A Prenuptial Agreement is a contract between couples intending to get married. There are different reasons that people will enter into these contracts and different matters that the parties will address in them. Some of the common reasons for a prenuptial agreement include:

  • to protect the interests of children from a previous marriage;
  • to protect separate assets owned by the parties prior to the marriage;
  • to define the intended personal and economic relationships during the marriage;
  • to prevent costly divorce litigation in the event of a separation or divorce of the parties;
  • to define rights of inheritance in the event of a death of one of the parties.

A Prenuptial agreement often involves the waiver of personal rights in the event of a separation or divorce, or in the event of a death of one of the spouses during the marriage. It can address only one matter, or it can address many matters.
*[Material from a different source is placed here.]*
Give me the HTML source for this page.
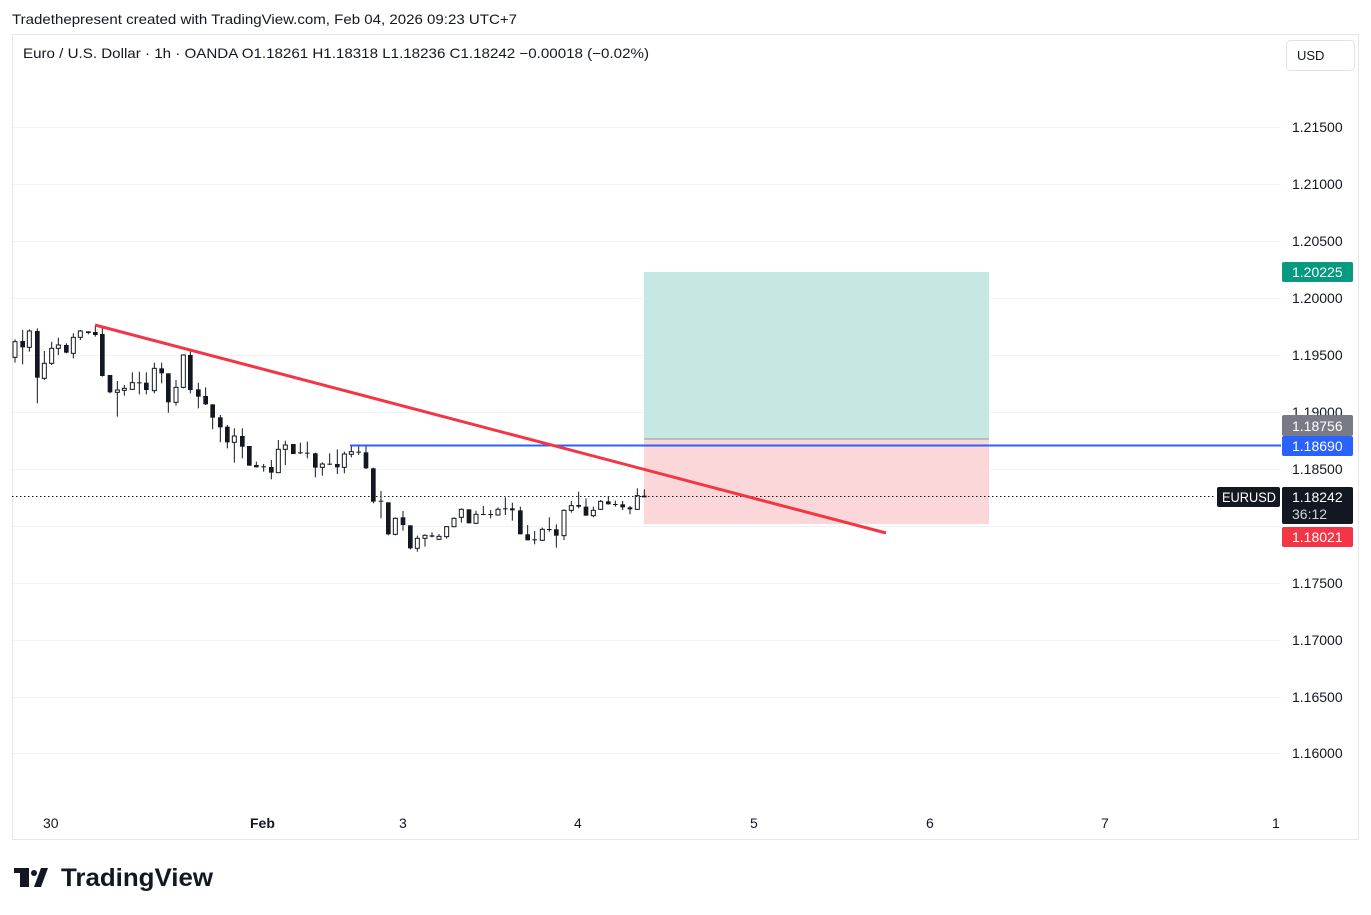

Prenuptial agreements oftentimes address issues of the parties retaining their separate property that they each owned prior to marriage, with the other party waiving any claims to that property. It will often address the rights of support, alimony pendente lite, alimony, equitable distribution, and other rights arising out of a marriage. Many times, a prenuptial agreement will address the rights of the parties in the event of a death of a spouse, including what will happen to that party’s separate property.

It is recommended that you never sign a Prenuptial Agreement until you have had your own attorney thoroughly review it with you.

You need to have an understanding of your rights and what you may be giving up, and the impact that this may have on your future.

It is also recommended that if a couple intends to enter a prenuptial agreement, it should be discussed, drafted and reviewed well in advance to the wedding date, to allow for sufficient time to identify all of the intentions of the parties and to properly draft the agreement, allowing time for all to review and consider.